A credit week is a week of unemployment in which the worker earned at least $154.50. Credit weeks must be earned during the 52 weeks preceding the claimant's application for unemployment benefits.

The alternative earnings qualifier was created for industries like construction, where workers may have high earnings over a short work period.

State of the state 'long on gimmicks'
Michigan State AFL-CIO President Mark Gaffney said Gov. Engler an "incomplete" grade on his annual State of the State message. He said the speech was more notable for what it didn't say than what it said.

"The governor's message tends to forget the problems of Michigan's working families and the poor," said Gaffney. "There are a lot of Michigan families scrambling from paycheck to paycheck who don't find the state of the state as rosy as the governor's speech."

Gaffney called on the governor to address the Working Family Agenda outlined by AFL-CIO unions last month. The agenda included increasing the minimum wage, lifting the cap on unemployment benefits, improving workplace safety and other bread and butter issues that make a difference in the lives of working families.

The governor's speech is "long on gimmicks, like providing laptop computers for teachers, but falls short on basic policy, like reducing class sizes," he said. "If teachers have to keep track of 35 students, they won't have time to plug in their laptop, let along use it for instruction"

Gaffney said other parts of the speech were flat-out insulting, such as the call to "empower" school principles.
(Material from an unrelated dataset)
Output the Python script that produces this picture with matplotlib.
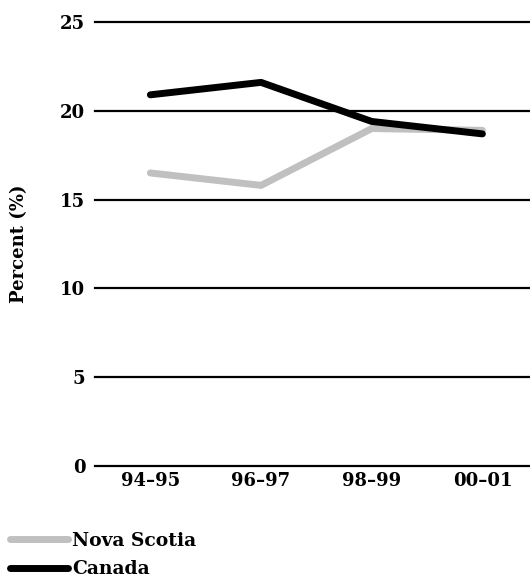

The Engler and the Republican-led state legislature last year eliminated collective bargaining for Detroit School principles. In his speech, the governor said "we took the first step with Detroit principles. Let's finish the job."

"If union busting is the 'first step' for the governor and Republican legislators, I hate to think what they mean by 'finishing the job,' said Gaffney. Perhaps they want to make Michigan a right to work state and completely eliminate collective bargaining for Michigan working families."

He said the state AFL-CIO will be keeping labor union members informed from now through the November elections about further attacks on collective bargaining.